I haven't had much luck with CL/Pinkbike. REI has sale this weekend on Ghost and Scott bikes. I test rode Scott Scale 770 yesterday at an LBS, thought it was a great bike, but didn't think it was a good fit for me. I so wanted to go with LBS, but REI's return policy is enticing, if things don't go well. Will be checking out some Ghost bikes tonight and likely that I pull the trigger on the Kato 5 GHOST Kato 5 27.5 Bike - 2015 - REI.com

Any last minute advise? Will report back. Thanks all for your inputs.


----------



## phlegm (Jul 13, 2006)

At least you gave it a shot. While I like that you can specify a price range in Pinkbike, you can't specify a location, or distance from you. That's a pain if you want something relatively local or your budget doesn't justify shipping the bike.

Let us know how the Ghost is.


----------



## Menel (Mar 15, 2015)

ksp_530 said:


> I haven't had much luck with CL/Pinkbike. REI has sale this weekend on Ghost and Scott bikes. I test rode Scott Scale 770 yesterday at an LBS, thought it was a great bike, but didn't think it was a good fit for me. I so wanted to go with LBS, but REI's return policy is enticing, if things don't go well. Will be checking out some Ghost bikes tonight and likely that I pull the trigger on the Kato 5 GHOST Kato 5 27.5 Bike - 2015 - REI.com
> 
> Any last minute advise? Will report back. Thanks all for your inputs.

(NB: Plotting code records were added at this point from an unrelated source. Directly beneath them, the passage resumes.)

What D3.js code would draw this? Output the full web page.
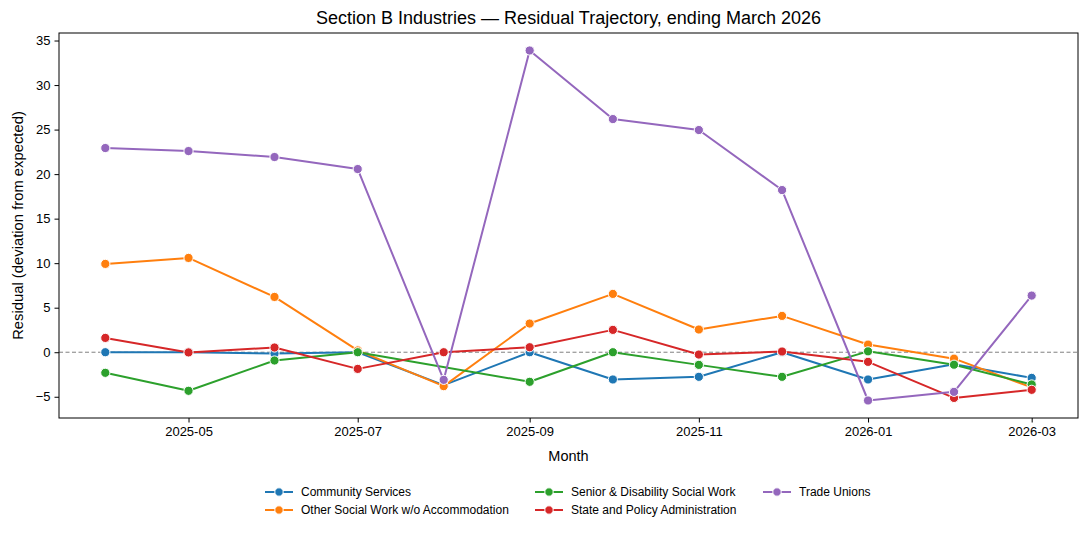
<!DOCTYPE html>
<html>
<head>
<meta charset="utf-8">
<script src="https://cdn.jsdelivr.net/npm/d3@7"></script>
<style>
  body { margin: 0; background: #fff; }
  text { font-family: "Liberation Sans", Arial, sans-serif; fill: #000; }
</style>
</head>
<body>
<div id="chart"></div>
<script>
// months (first of month)
var months = ["2025-04","2025-05","2025-06","2025-07","2025-08","2025-09",
              "2025-10","2025-11","2025-12","2026-01","2026-02","2026-03"];

var seriesNames = ["Community Services", "Other Social Work w/o Accommodation",
  "Senior & Disability Social Work", "State and Policy Administration", "Trade Unions"];
var seriesColors = ["#1f77b4", "#ff7f0e", "#2ca02c", "#d62728", "#9467bd"];

// residuals, null = no value that month
var communityServices = [0.0, 0.0, -0.15, 0.0, -3.7, 0.0, -3.06, -2.76, 0.0, -3.06, -1.35, -2.88];
var otherSocialWork   = [9.92, 10.59, 6.21, 0.2, -3.81, 3.22, 6.55, 2.55, 4.08, 0.86, -0.72, -3.95];
var seniorDisability  = [-2.31, -4.33, -0.93, 0.0, null, -3.32, 0.0, -1.42, -2.76, 0.1, -1.4, -3.62];
var statePolicy       = [1.61, -0.02, 0.53, -1.87, 0.0, 0.56, 2.51, -0.26, 0.08, -1.08, -5.13, -4.22];
var tradeUnions       = [22.93, 22.59, 21.92, 20.57, -3.1, 33.88, 26.18, 24.95, 18.21, -5.42, -4.45, 6.36];

var yTicks = [-5, 0, 5, 10, 15, 20, 25, 30, 35];

var allValues = [communityServices, otherSocialWork, seniorDisability, statePolicy, tradeUnions];
var parse = d3.timeParse("%Y-%m");
var dates = months.map(parse);

var W = 1087, H = 533;
var margin = {left: 59, right: 9, top: 33, bottom: 115};

var svg = d3.select("#chart").append("svg")
    .attr("width", W).attr("height", H);

// 5% padding like matplotlib
var t0 = dates[0].getTime(), t1 = dates[dates.length-1].getTime();
var tp = (t1 - t0) * 0.05;
var x = d3.scaleTime()
    .domain([new Date(t0 - tp), new Date(t1 + tp)])
    .range([margin.left, W - margin.right]);

var flat = [].concat.apply([], allValues).filter(v => v !== null);
var ymin = d3.min(flat), ymax = d3.max(flat);
var yp = (ymax - ymin) * 0.05;
var y = d3.scaleLinear()
    .domain([ymin - yp, ymax + yp])
    .range([H - margin.bottom, margin.top]);

// zero reference line
svg.append("line")
    .attr("x1", margin.left).attr("x2", W - margin.right)
    .attr("y1", y(0)).attr("y2", y(0))
    .attr("stroke", "#808080").attr("stroke-width", 1)
    .attr("stroke-dasharray", "4,2.5");

// axes
var xAxis = svg.append("g")
    .attr("transform", "translate(0," + (H - margin.bottom) + ")")
    .call(d3.axisBottom(x).ticks(d3.timeMonth.every(2)).tickFormat(d3.timeFormat("%Y-%m"))
        .tickSizeOuter(0).tickSize(4.5).tickPadding(4));
var yAxis = svg.append("g")
    .attr("transform", "translate(" + margin.left + ",0)")
    .call(d3.axisLeft(y).tickValues(yTicks).tickSizeOuter(0).tickSize(4.5).tickPadding(4));
[xAxis, yAxis].forEach(function (g) {
    g.select(".domain").remove();
    g.selectAll("text").style("font-size", "13px").style("font-family", "'Liberation Sans', Arial, sans-serif");
    g.selectAll("line").attr("stroke", "#000").attr("stroke-width", 1);
});

// series
var line = d3.line()
    .defined(d => d.v !== null)
    .x(d => x(d.date)).y(d => y(d.v));

allValues.forEach(function (vals, si) {
    var pts = vals.map((v, i) => ({date: dates[i], v: v})).filter(d => d.v !== null);
    var g = svg.append("g");
    g.append("path").datum(pts)
        .attr("d", line)
        .attr("fill", "none")
        .attr("stroke", seriesColors[si])
        .attr("stroke-width", 2)
        .attr("stroke-linejoin", "round");
    g.selectAll("circle").data(pts).enter().append("circle")
        .attr("cx", d => x(d.date)).attr("cy", d => y(d.v))
        .attr("r", 4.6)
        .attr("fill", seriesColors[si])
        .attr("stroke", "#fff").attr("stroke-width", 1);
});

// frame
svg.append("rect")
    .attr("x", margin.left).attr("y", margin.top)
    .attr("width", W - margin.left - margin.right)
    .attr("height", H - margin.top - margin.bottom)
    .attr("fill", "none").attr("stroke", "#000").attr("stroke-width", 1);

// labels
svg.append("text")
    .attr("x", (margin.left + W - margin.right) / 2).attr("y", 24)
    .attr("text-anchor", "middle").style("font-size", "18px")
    .text("Section B Industries \u2014 Residual Trajectory, ending March 2026");
svg.append("text")
    .attr("x", (margin.left + W - margin.right) / 2).attr("y", 461)
    .attr("text-anchor", "middle").style("font-size", "14.5px")
    .text("Month");
svg.append("text")
    .attr("transform", "translate(23," + ((margin.top + H - margin.bottom) / 2) + ") rotate(-90)")
    .attr("text-anchor", "middle").style("font-size", "14.8px")
    .text("Residual (deviation from expected)");

// legend, 3 columns filled column-wise
var colX = [265, 535, 763];
var rowY = [492, 510];
seriesNames.forEach(function (name, i) {
    var col = Math.floor(i / 2), row = i % 2;
    var lg = svg.append("g").attr("transform", "translate(" + colX[col] + "," + rowY[row] + ")");
    lg.append("line").attr("x1", 0).attr("x2", 28).attr("y1", 0).attr("y2", 0)
        .attr("stroke", seriesColors[i]).attr("stroke-width", 2);
    lg.append("circle").attr("cx", 14).attr("cy", 0).attr("r", 4.2)
        .attr("fill", seriesColors[i]).attr("stroke", "#fff").attr("stroke-width", 1);
    lg.append("text").attr("x", 36).attr("y", 4)
        .style("font-size", "12px").text(name);
});
</script>
</body>
</html>
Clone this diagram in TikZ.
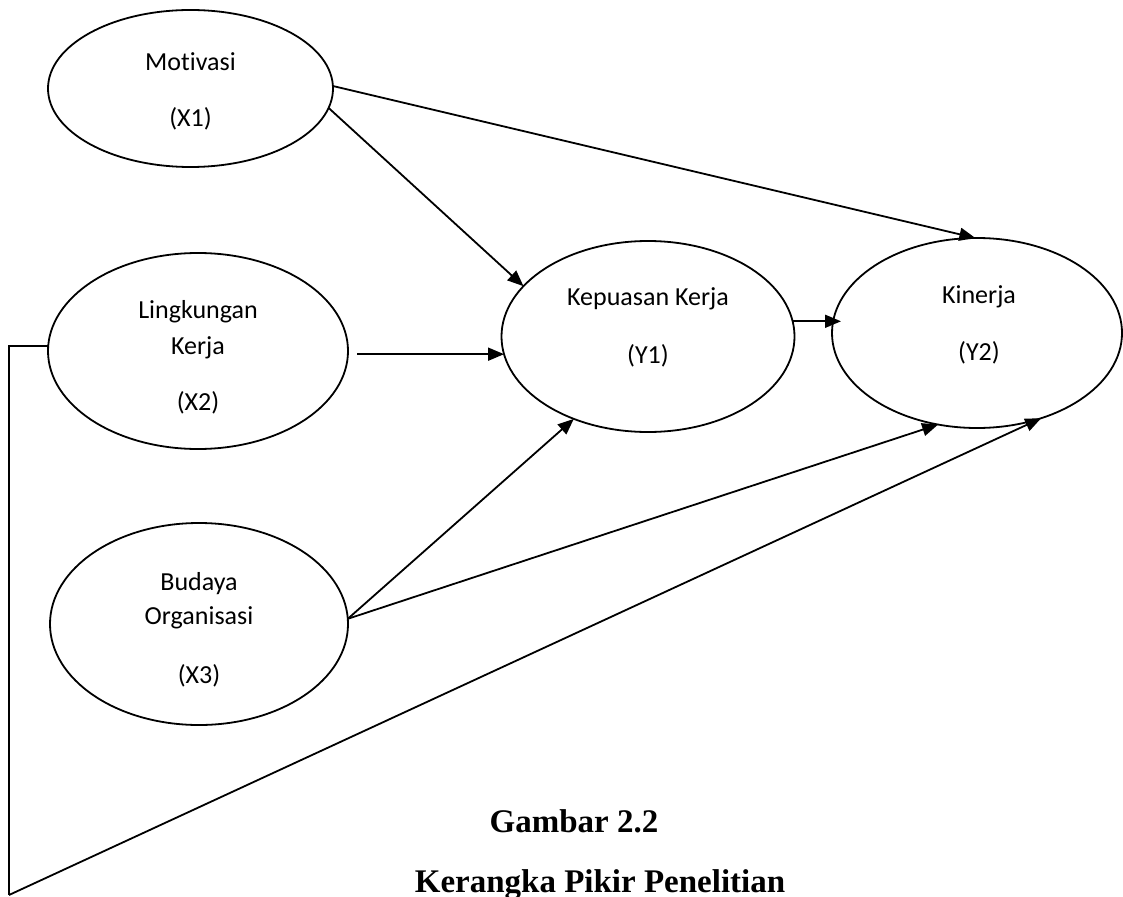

Check out the Diamondback Apex Comp
Tapered headtube for future upgrades
Rockshox, while coil and less tunable, some say they are more robust than the Suntour brand
2x drivetrain

Sent from my iPad using Tapatalk


----------



## ksp_530 (Apr 27, 2015)

Finally bought the Ghost bike at REI on Friday night and rode it over the weekend. I was so excited that I put 13 miles total, most of them on a flat trail (big creek greenway), and 1 mile on a beginner mountain bike trail. I have to tell you that riding on the MTB trail was a hell lot of fun than riding on the flat pavement. I also inspired a friend of mine who ended getting a Scott 770 at LBS. Looking forward to ride more on the MTB trails. Here is a picture of the bike.








Thanks all for your help.


----------